Partly cloudy skies greeted 25 visitors (24 students and 1 instructor) from Western University’s History, Science & Technology class to the Cronyn Observatory for Exploring the Stars, Wednesday, October 24th, 7:00 p.m. Since the lecture room beneath the dome was not available, graduate students Allison Hill and Emily McCullough arranged chairs in the dome to accommodate the visitors for the digital slide presentation.
Because of partly cloudy skies Allison and Emily immediately brought the visitors onto the Observatory’s roof patio to observe the 3-day-past-first quarter gibbous Moon through amateur telescopes. RASC London Centre members Everett Clark and Bob Duff showed them the Moon through the London Centre’s 25.4cm Dobsonian, using 17mm Nagler eyepiece (66X), and the Observatory’s 8-inch (20.3cm) Meade Schmidt-Cassegrain, using the 12.5mm Ortho (160X) eyepiece.

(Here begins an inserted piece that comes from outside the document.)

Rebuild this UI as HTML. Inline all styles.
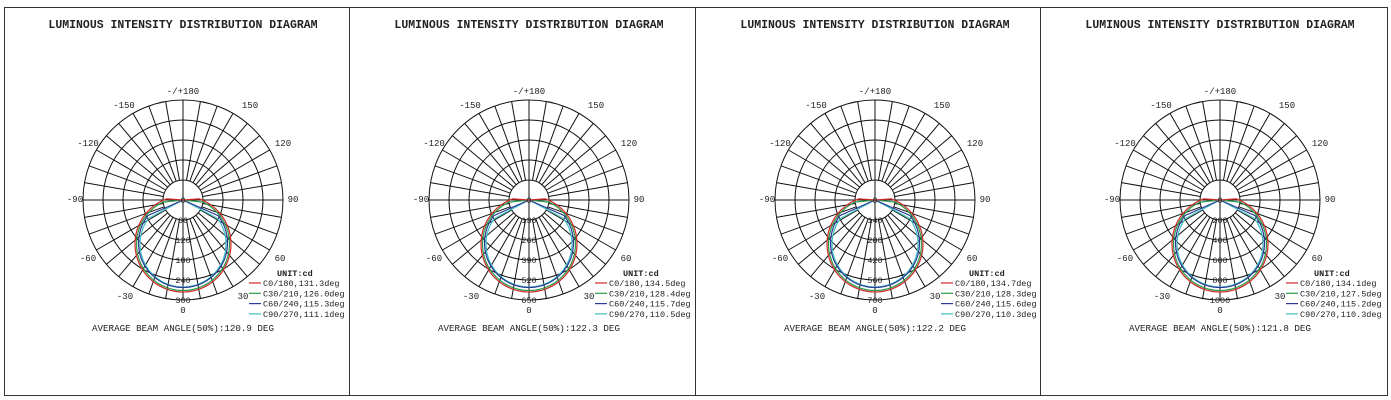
<!DOCTYPE html>
<html><head><meta charset="utf-8"><style>
body{margin:0;background:#fff;}
svg{display:block;}
text{font-family:"Liberation Mono",monospace;fill:#222;}
</style></head><body>
<svg id="s" width="1391" height="400" xmlns="http://www.w3.org/2000/svg"></svg>
<script>
const s=document.getElementById('s');
const P=[
 {cx:183,lab:[60,120,180,240,300],leg:['C0/180,131.3deg','C30/210,126.0deg','C60/240,115.3deg','C90/270,111.1deg'],avg:'120.9'},
 {cx:529,lab:[130,260,390,520,650],leg:['C0/180,134.5deg','C30/210,128.4deg','C60/240,115.7deg','C90/270,110.5deg'],avg:'122.3'},
 {cx:875,lab:[140,280,420,560,700],leg:['C0/180,134.7deg','C30/210,128.3deg','C60/240,115.6deg','C90/270,110.3deg'],avg:'122.2'},
 {cx:1220,lab:[200,400,600,800,1000],leg:['C0/180,134.1deg','C30/210,127.5deg','C60/240,115.2deg','C90/270,110.3deg'],avg:'121.8'}];
const cols=['#d02828','#2a9a48','#2a3a98','#40c0c0'];
const ser=[[44,48,94],[44,46.5,84],[43,44.5,66],[44,43,62]];
let h='';
[[4,7,345],[349,7,346],[695,7,345],[1040,7,347]].forEach(b=>{h+=`<rect x="${b[0]+.5}" y="${b[1]+.5}" width="${b[2]}" height="388" fill="none" stroke="#333" stroke-width="1"/>`;});
P.forEach(p=>{
 const cx=p.cx,cy=200;
 h+=`<text x="${cx}" y="28" font-size="11.5" font-weight="bold" text-anchor="middle" font-family="Liberation Mono">LUMINOUS INTENSITY DISTRIBUTION DIAGRAM</text>`;
 for(let r=20;r<=100;r+=20)h+=`<circle cx="${cx}" cy="${cy}" r="${r}" fill="none" stroke="#111" stroke-width="1"/>`;
 for(let a=0;a<360;a+=10){const t=a*Math.PI/180;const r0=(a%90==0)?0:20;
  h+=`<line x1="${(cx+r0*Math.sin(t)).toFixed(1)}" y1="${(cy+r0*Math.cos(t)).toFixed(1)}" x2="${(cx+100*Math.sin(t)).toFixed(1)}" y2="${(cy+100*Math.cos(t)).toFixed(1)}" stroke="#111" stroke-width="1"/>`;}
 [3,2,1,0].forEach(i=>{const [dd,R,cut]=ser[i];let d='M'+cx+','+cy;
  for(let a=-cut;a<=cut;a+=2){const t=a*Math.PI/180;const r=dd*Math.cos(t)+Math.sqrt(Math.max(0,R*R-dd*dd*Math.sin(t)**2));
  d+='L'+(cx+r*Math.sin(t)).toFixed(1)+','+(cy+r*Math.cos(t)).toFixed(1);}
  d+='L'+cx+','+cy;
  h+=`<path d="${d}" fill="none" stroke="${cols[i]}" stroke-width="1.2"/>`;});
 p.lab.forEach((v,k)=>{h+=`<text x="${cx}" y="${cy+20*(k+1)+3}" font-size="8.5" text-anchor="middle">${v}</text>`;});
 h+=`<text x="${cx}" y="${cy+3}" font-size="8.5" text-anchor="middle">0</text>`;
 const al=[['-/+180',0,94],['150',67,108],['-150',-59,108],['120',100,146],['-120',-95,146],['90',110,202],['-90',-108,202],['60',97,261],['-60',-95,261],['30',60,299],['-30',-58,299],['0',0,313]];
 al.forEach(l=>{h+=`<text x="${cx+l[1]}" y="${l[2]}" font-size="9" text-anchor="middle">${l[0]}</text>`;});
 h+=`<text x="${cx+94}" y="276" font-size="8.5" font-weight="bold">UNIT:cd</text>`;
 p.leg.forEach((t,i)=>{const y=283+10.3*i;h+=`<line x1="${cx+66}" y1="${y}" x2="${cx+78}" y2="${y}" stroke="${cols[i]}" stroke-width="1.2"/><text x="${cx+80}" y="${y+3}" font-size="8.5">${t}</text>`;});
 h+=`<text x="${cx}" y="331" font-size="9.2" text-anchor="middle">AVERAGE BEAM ANGLE(50%):${p.avg} DEG</text>`;
});
s.innerHTML=h;
</script>
</body></html>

This was followed by Allison’s digital slide presentation, “Astronomy– An Ancient Perspective,” shown on the west wall inside the dome. Emily then distributed 25 “Star Finder” planispheres and showed the visitors how to assemble and use them. (Bob Duff brought a batch of 100 “Star Finder” planispheres from RASC.)

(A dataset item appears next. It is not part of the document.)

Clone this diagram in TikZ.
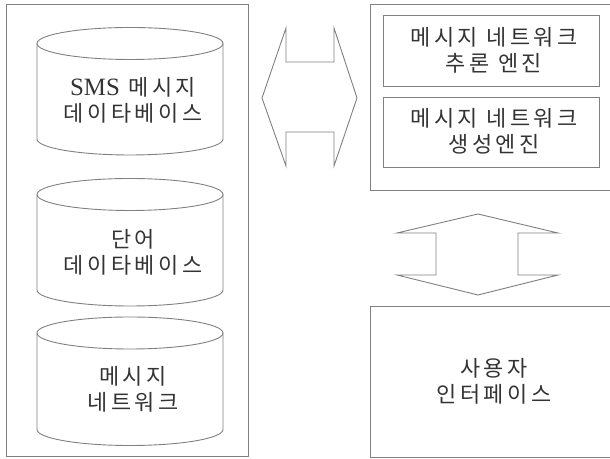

The skies gradually cleared through the evening and there was more observing of the Moon and the star Vega through the 25.4cm refractor, using the 32mm Erfle eyepiece (137X), and the Dobsonian. Bob put the 18mm Radian eyepiece (111X) in the Schmidt-Cassegrain for an excellent wide field view of the Moon. He answered questions and discussed the lunar maria and formation of the Moon. Everybody was gone by 8:45 p.m. after a very enjoyable and informative evening.